Il secondo film in concorso della giornata è stato Pater (Padre) firmato da uno dei più schivi maestri del cinema francese: Alain Cavalier. Un autore che già altre volte ci ha abituati a storie che portavano sullo schermo i suoi momenti più intimi della sua vita. L’ha fatto nel 2009 con Irene rivolto alla memoria di sua moglie. Ritorna oggi con un film in cui lui e il suo grande amico, l’attore Vincent Lindon, parlano di un film immaginario in cui si dovrebbero affrontare i ruoli e le figure del Presidente della Repubblica e del Primo Ministro. È un lungo dialogo che finisce per coinvolgere e mettere a confronto due modi di concepire la vita, svelandone i punti di coincidenza e le divergenze.

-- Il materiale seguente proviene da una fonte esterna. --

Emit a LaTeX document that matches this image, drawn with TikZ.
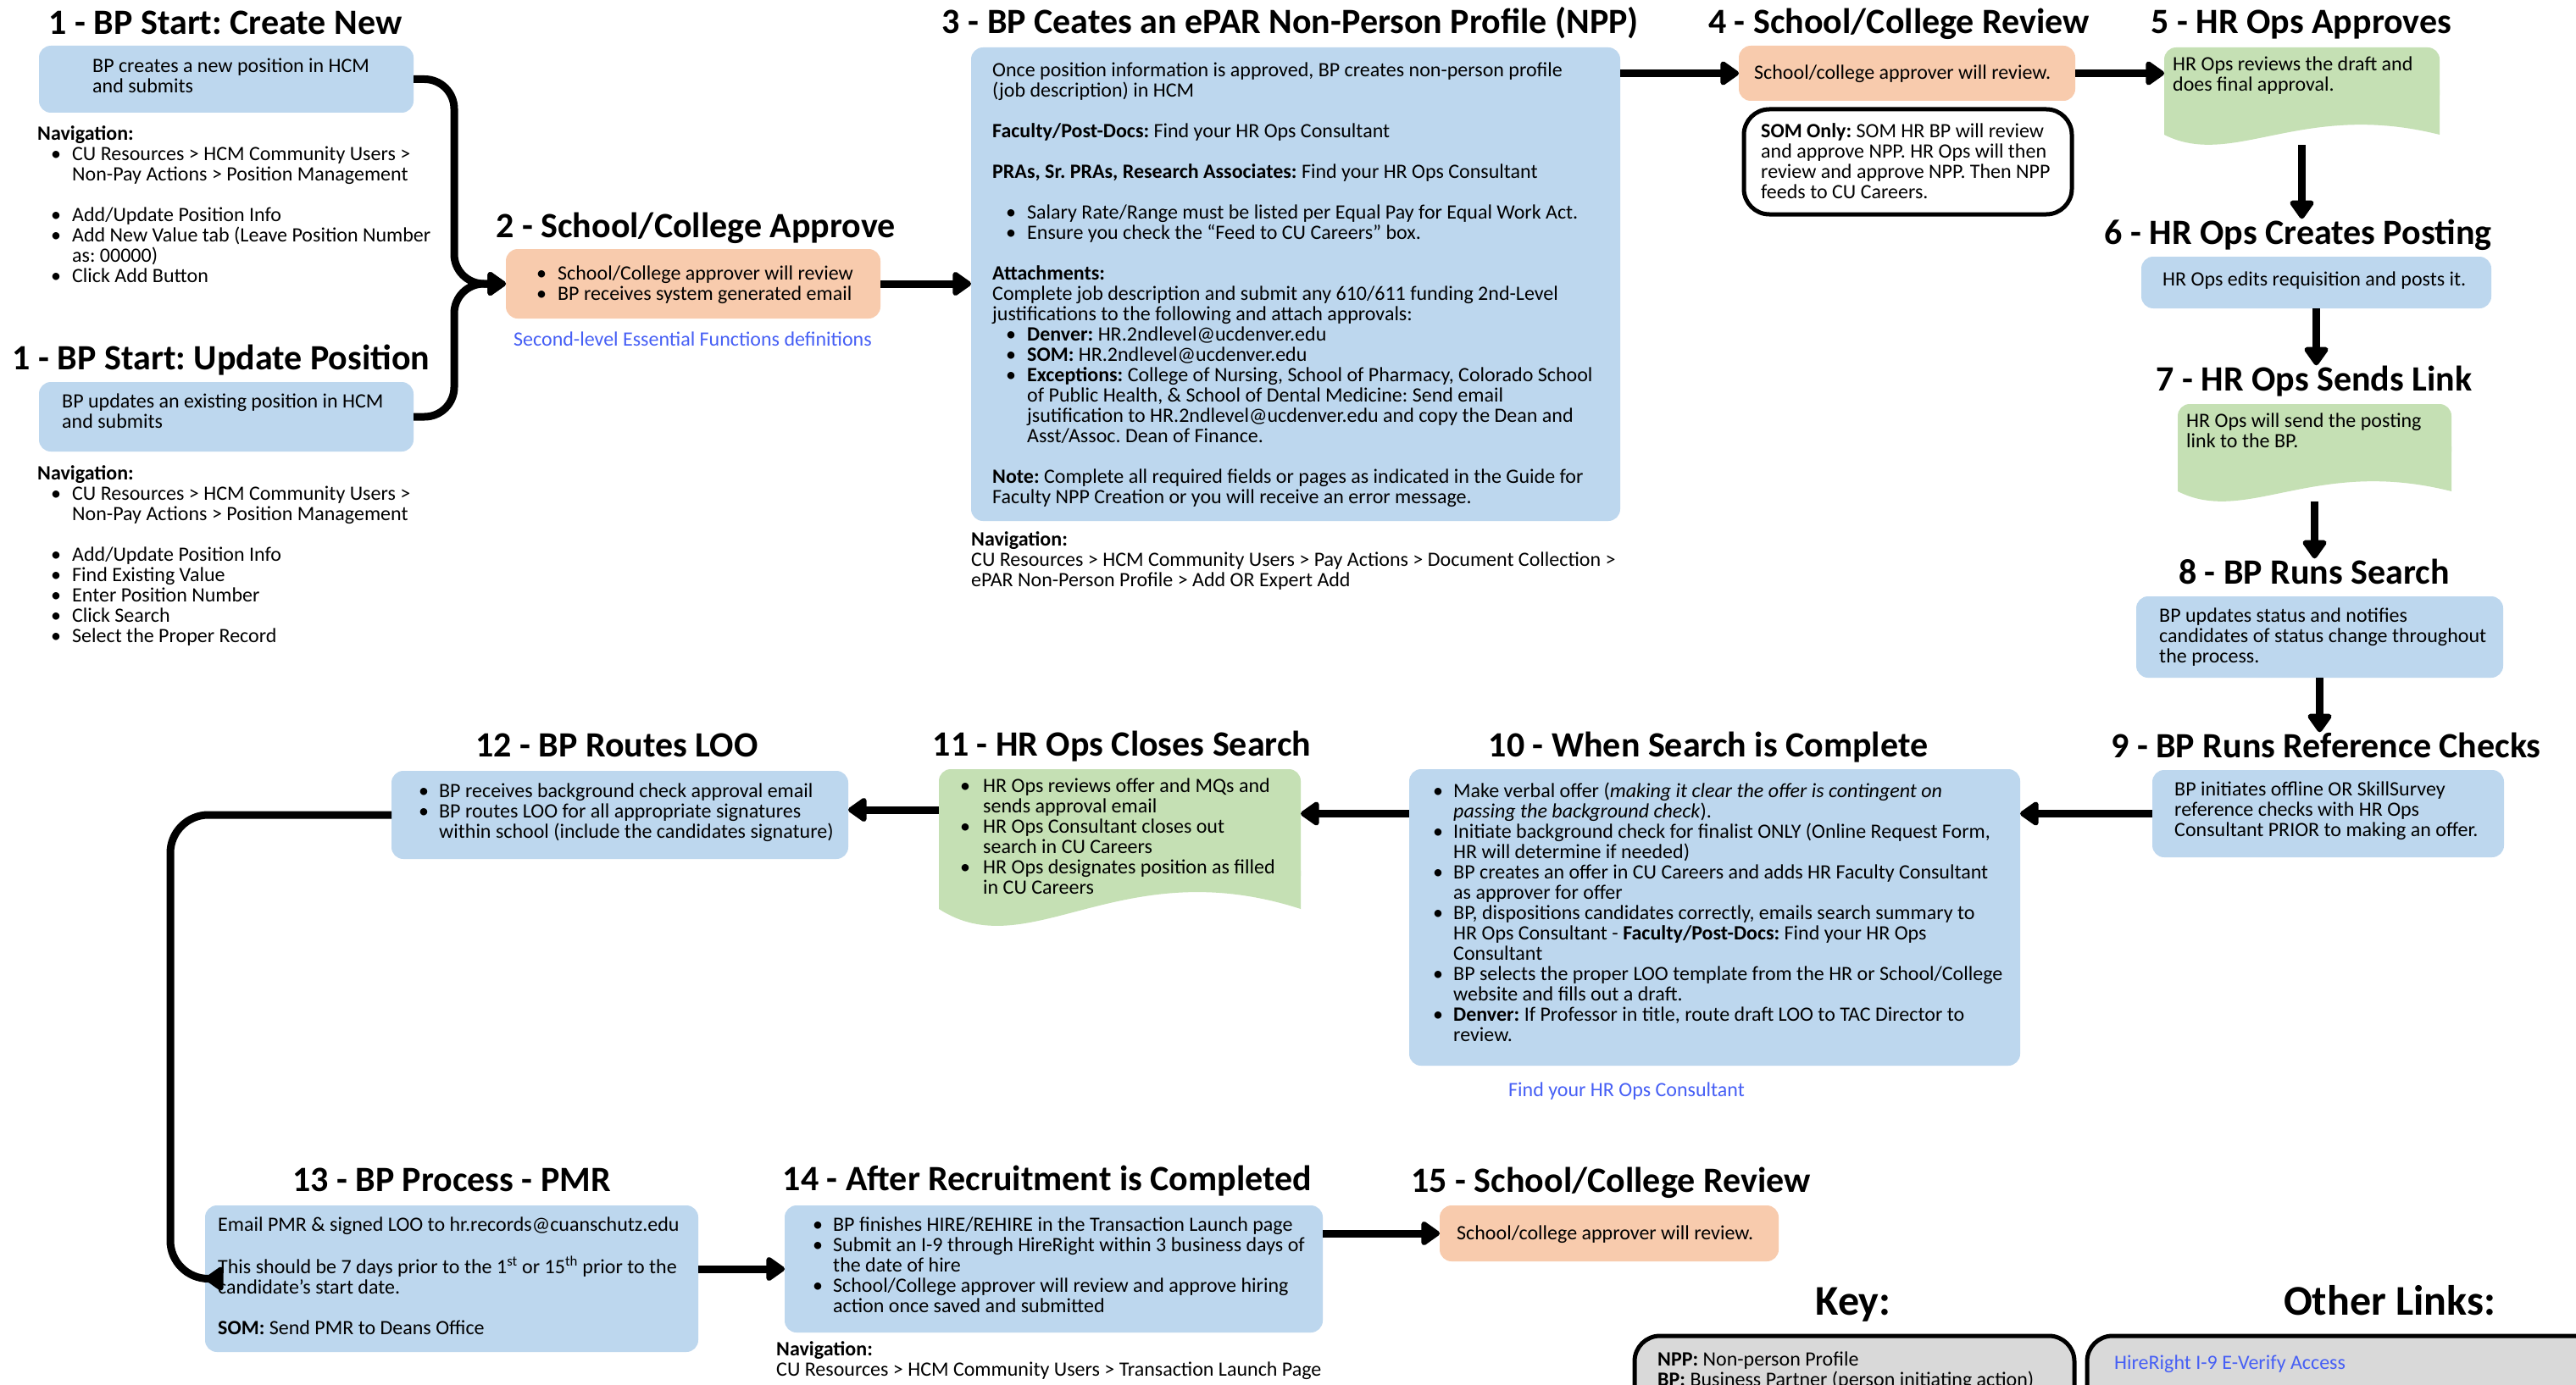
\documentclass[tikz,border=0pt]{standalone}
\usepackage{fontspec}
\setmainfont{Carlito}
\frenchspacing
\usetikzlibrary{arrows.meta,fit,calc,backgrounds}
\definecolor{bluef}{HTML}{BDD7EE}
\definecolor{orangef}{HTML}{F8CBAD}
\definecolor{greenf}{HTML}{C5E0B4}
\definecolor{grayf}{HTML}{D9D9D9}
\definecolor{linkc}{RGB}{70,95,245}
\newcommand\bu{\hspace*{16pt}\makebox[25pt][l]{\textbullet}}
\newcommand\ind{\hspace*{41pt}}
\newcommand\bz[1][24pt]{\makebox[#1][l]{\textbullet}}
\newcommand\docfill[4]{%
 \fill[greenf, rounded corners=14pt] (#1.north west) rectangle ([yshift=45pt]#1.south east);
 \fill[greenf] ([yshift=65pt]#1.south west) -- ([yshift=65pt]#1.south east) -- ([yshift=#2pt]#1.south east)
   .. controls ($(#1.south west)!0.5!(#1.south east)+(0pt,#3pt)$) and ($(#1.south west)!0.25!(#1.south east)+(0pt,#4pt)$) .. ([yshift=#2pt]#1.south west) -- cycle;}
\tikzset{
 shp/.style={inner sep=0pt, outer sep=0pt},
 bluebox/.style={shp, fill=bluef, rounded corners=14pt},
 orangebox/.style={shp, fill=orangef, rounded corners=14pt},
 outlinebox/.style={shp, draw=black, line width=5pt, fill=white, rounded corners=30pt},
 graybox/.style={shp, draw=black, line width=5pt, fill=grayf, rounded corners=30pt},
 txt/.style={anchor=north west, yshift=20pt, inner sep=0pt, align=left, font=\fontsize{24}{24}\selectfont, execute at begin node={\rule{0pt}{20pt}}},
 lnk/.style={txt, text=linkc},
 ttl/.style={anchor=base, inner sep=0pt, font=\fontsize{42}{50}\selectfont\bfseries},
 bigttl/.style={anchor=base, inner sep=0pt, font=\fontsize{50}{60}\selectfont\bfseries},
 conn/.style={line width=9pt, -{Triangle[length=24pt,width=32pt,round]}},
}
\begin{document}
\begin{tikzpicture}[x=1pt,y=-1pt]
\useasboundingbox (0,0) rectangle (3040,1635);
\clip (0,0) rectangle (3040,1635);

% titles
\node[ttl] (t1a) at (266,41) {1 - BP Start: Create New};
\node[ttl] (t1b) at (261,436) {1 - BP Start: Update Position};
\node[ttl] (t2) at (821,280) {2 - School/College Approve};
\node[ttl] (t3) at (1523,40) {3 - BP Ceates an ePAR Non-Person Profile (NPP)};
\node[ttl] (t4) at (2241,40) {4 - School/College Review};
\node[ttl] (t5) at (2716,40) {5 - HR Ops Approves};
\node[ttl] (t6) at (2712,288) {6 - HR Ops Creates Posting};
\node[ttl] (t7) at (2731,461) {7 - HR Ops Sends Link};
\node[ttl] (t8) at (2731,689) {8 - BP Runs Search};
\node[ttl] (t9) at (2745,894) {9 - BP Runs Reference Checks};
\node[ttl] (t10) at (2016,893) {10 - When Search is Complete};
\node[ttl] (t11) at (1324,892) {11 - HR Ops Closes Search};
\node[ttl] (t12) at (728,893) {12 - BP Routes LOO};
\node[ttl] (t13) at (533,1406) {13 - BP Process - PMR};
\node[ttl] (t14) at (1236,1405) {14 - After Recruitment is Completed};
\node[ttl] (t15) at (1901,1407) {15 - School/College Review};
\node[bigttl] (tkey) at (2187,1552) {Key:};
\node[bigttl] (tlinks) at (2820,1552) {Other Links:};

% boxes
\node[bluebox, fit={(46,54) (488,133)}] (b1a) {};
\node[bluebox, fit={(46,451) (488,533)}] (b1b) {};
\node[orangebox, fit={(597,294) (1039,376)}] (b2) {};
\node[bluebox, fit={(1146,56) (1912,615)}] (b3) {};
\node[orangebox, fit={(2052,54) (2449,119)}] (b4) {};
\node[outlinebox, fit={(2058,129) (2445,253)}] (som) {};
\node[shp, fit={(2554,56) (2879,171)}] (b5) {};
\node[bluebox, fit={(2527,303) (2940,364)}] (b6) {};
\node[shp, fit={(2570,477) (2893,592)}] (b7) {};
\node[bluebox, fit={(2521,704) (2954,800)}] (b8) {};
\node[bluebox, fit={(2540,909) (2955,1012)}] (b9) {};
\node[bluebox, fit={(1663,908) (2384,1258)}] (b10) {};
\node[shp, fit={(1108,908) (1535,1093)}] (b11) {};
\node[bluebox, fit={(462,910) (1001,1014)}] (b12) {};
\node[bluebox, fit={(242,1423) (824,1596)}] (b13) {};
\node[bluebox, fit={(926,1423) (1561,1573)}] (b14) {};
\node[orangebox, fit={(1699,1423) (2099,1489)}] (b15) {};
\node[graybox, fit={(1929,1577) (2448,1720)}] (key) {};
\node[graybox, fit={(2463,1577) (3120,1720)}] (links) {};

\begin{scope}[on background layer]
 \fill[white] (0,0) rectangle (3040,1635);
 \docfill{b5}{12}{53}{-29}
 \docfill{b7}{12}{53}{-29}
 \docfill{b11}{20}{89}{-49}
\end{scope}

% texts
\node[txt] (b1a-t) at (109,88.5) {BP creates a new position in HCM\\and submits};
\node[txt] (nav1a) at (44,168) {\textbf{Navigation:}\\
\bu CU Resources > HCM Community Users >\\
\ind Non-Pay Actions > Position Management\\[24pt]
\bu Add/Update Position Info\\
\bu Add New Value tab (Leave Position Number\\
\ind as: 00000)\\
\bu Click Add Button};
\node[txt] (b1b-t) at (73,485) {BP updates an existing position in HCM\\and submits};
\node[txt] (nav1b) at (44,569) {\textbf{Navigation:}\\
\bu CU Resources > HCM Community Users >\\
\ind Non-Pay Actions > Position Management\\[24pt]
\bu Add/Update Position Info\\
\bu Find Existing Value\\
\bu Enter Position Number\\
\bu Click Search\\
\bu Select the Proper Record};
\node[txt] (b2-t) at (633,334) {\bz[25pt]School/College approver will review\\
\bz[25pt]BP receives system generated email};
\node[lnk] (l2) at (606,408) {Second-level Essential Functions definitions};
\node[txt] (b3-t) at (1171,94) {Once position information is approved, BP creates non-person profile\\
(job description) in HCM\\[24pt]
\textbf{Faculty/Post-Docs:} Find your HR Ops Consultant\\[24pt]
\textbf{PRAs, Sr. PRAs, Research Associates:} Find your HR Ops Consultant\\[24pt]
\bu Salary Rate/Range must be listed per Equal Pay for Equal Work Act.\\
\bu Ensure you check the “Feed to CU Careers” box.\\[24pt]
\textbf{Attachments:}\\
Complete job description and submit any 610/611 funding 2nd-Level\\
justifications to the following and attach approvals:\\
\bu \textbf{Denver:} HR.2ndlevel@ucdenver.edu\\
\bu \textbf{SOM:} HR.2ndlevel@ucdenver.edu\\
\bu \textbf{Exceptions:} College of Nursing, School of Pharmacy, Colorado School\\
\ind of Public Health, \& School of Dental Medicine: Send email\\
\ind jsutification to HR.2ndlevel@ucdenver.edu and copy the Dean and\\
\ind Asst/Assoc. Dean of Finance.\\[24pt]
\textbf{Note:} Complete all required fields or pages as indicated in the Guide for\\
Faculty NPP Creation or you will receive an error message.};
\node[txt] (nav3) at (1146,647) {\textbf{Navigation:}\\
CU Resources > HCM Community Users > Pay Actions > Document Collection >\\
ePAR Non-Person Profile > Add OR Expert Add};
\node[txt] (b4-t) at (2070,93) {School/college approver will review.};
\node[txt] (som-t) at (2078,165) {\textbf{SOM Only:} SOM HR BP will review\\
and approve NPP. HR Ops will then\\
review and approve NPP. Then NPP\\
feeds to CU Careers.};
\node[txt] (b5-t) at (2564,87) {HR Ops reviews the draft and\\does final approval.};
\node[txt] (b6-t) at (2552,337) {HR Ops edits requisition and posts it.};
\node[txt] (b7-t) at (2580,508) {HR Ops will send the posting\\link to the BP.};
\node[txt] (b8-t) at (2548,738) {BP updates status and notifies\\candidates of status change throughout\\the process.};
\node[txt] (b9-t) at (2566,943) {BP initiates offline OR SkillSurvey\\reference checks with HR Ops\\Consultant PRIOR to making an offer.};
\node[txt] (b10-t) at (1691,944) {\bz Make verbal offer (\textit{making it clear the offer is contingent on}\\
\hspace*{24pt}\textit{passing the background check}).\\
\bz Initiate background check for finalist ONLY (Online Request Form,\\
\hspace*{24pt}HR will determine if needed)\\
\bz BP creates an offer in CU Careers and adds HR Faculty Consultant\\
\hspace*{24pt}as approver for offer\\
\bz BP, dispositions candidates correctly, emails search summary to\\
\hspace*{24pt}HR Ops Consultant - \textbf{Faculty/Post-Docs:} Find your HR Ops\\
\hspace*{24pt}Consultant\\
\bz BP selects the proper LOO template from the HR or School/College\\
\hspace*{24pt}website and fills out a draft.\\
\bz \textbf{Denver:} If Professor in title, route draft LOO to TAC Director to\\
\hspace*{24pt}review.};
\node[lnk] (l10) at (1780,1294) {Find your HR Ops Consultant};
\node[txt] (b11-t) at (1133,939) {\bz[27pt]HR Ops reviews offer and MQs and\\
\hspace*{27pt}sends approval email\\
\bz[27pt]HR Ops Consultant closes out\\
\hspace*{27pt}search in CU Careers\\
\bz[27pt]HR Ops designates position as filled\\
\hspace*{27pt}in CU Careers};
\node[txt] (b12-t) at (494,945) {\bz BP receives background check approval email\\
\bz BP routes LOO for all appropriate signatures\\
\hspace*{24pt}within school (include the candidates signature)};
\node[txt] (b13-t) at (257,1457) {Email PMR \& signed LOO to hr.records@cuanschutz.edu\\[24pt]
This should be 7 days prior to the 1\textsuperscript{st} or 15\textsuperscript{th} prior to the\\
candidate’s start date.\\[24pt]
\textbf{SOM:} Send PMR to Deans Office};
\node[txt] (b14-t) at (959,1457) {\bz BP finishes HIRE/REHIRE in the Transaction Launch page\\
\bz Submit an I-9 through HireRight within 3 business days of\\
\hspace*{24pt}the date of hire\\
\bz School/College approver will review and approve hiring\\
\hspace*{24pt}action once saved and submitted};
\node[txt] (nav14) at (916,1603) {\textbf{Navigation:}\\
CU Resources > HCM Community Users > Transaction Launch Page};
\node[txt] (b15-t) at (1719,1463) {School/college approver will review.};
\node[txt] (key-t) at (1956,1616) {\textbf{NPP:} Non-person Profile\\
\textbf{BP:} Business Partner (person initiating action)};
\node[lnk] (links-t) at (2495,1616) {HireRight I-9 E-Verify Access};

% connectors
\coordinate (j) at (536,335);
\draw[conn, rounded corners=35pt] (b1a.east) -| (j) -- (b2.west);
\draw[conn, rounded corners=35pt] (b1b.east) -| (j) -- (b2.west);
\draw[conn] (b2.east) -- (b2.east -| b3.west);
\draw[conn] (b3.east |- b4.west) -- (b4.west);
\draw[conn] (b4.east) -- (b4.east -| b5.west);
\draw[conn] (b5.south) -- (b5.south |- t6.north);
\draw[conn] (b6.south) -- (b6.south |- t7.north);
\draw[conn] (b7.south) -- (b7.south |- t8.north);
\draw[conn] (b8.south) -- (b8.south |- t9.north);
\draw[conn] (b9.west) -- (b9.west -| b10.east);
\draw[conn] (b10.west |- b9.west) -- (b11.east |- b9.west);
\draw[conn] (b11.west |- 0,956) -- (b12.east |- 0,956);
\draw[conn] (b12.west) [rounded corners=45pt] -| ([xshift=-41pt]b13.west) [rounded corners=20pt] -- (b13.west);
\draw[conn] (b13.east |- b14.west) -- (b14.west);
\draw[conn] (b14.east |- b15.west) -- (b15.west);
\end{tikzpicture}
\end{document}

Come si sarà capito è un’opera di taglio molto intellettuale, che affascina e sconcerta e che richiederebbe una lettura molto approfondita che, in questa sede, non è possibile.

A Un Certain Regard è stato presentato Skoonheid (Bellezza) secondo lungometraggio del sudafricano Olivier Hermanus, suo primo lavoro lungo su pellicola. E’ il ritratto di un maturo omosessuale che nasconde in ogni modo le sue preferenze sessuali sino a vederle esplodere quando stupra un prestante nipote, poco più che ventenne. Il regista descrive questa vergogna segreta e la collega all’insuperata divisione fra bianchi e neri nelle passate generazioni, un percorso che salda moralismo e tendenze razziste. Peccato che lo stile sia piuttosto greve, con molte cadute televisive come l’insopportabile abbondanza di primi e primissimi pani del volto di Deon Lotz, un attore non troppo dotato d’espressività. In altre parole è un film più importante per il valore sociale e politico che lo percorre e per i temi che affronta, che non per il modo come le racconta.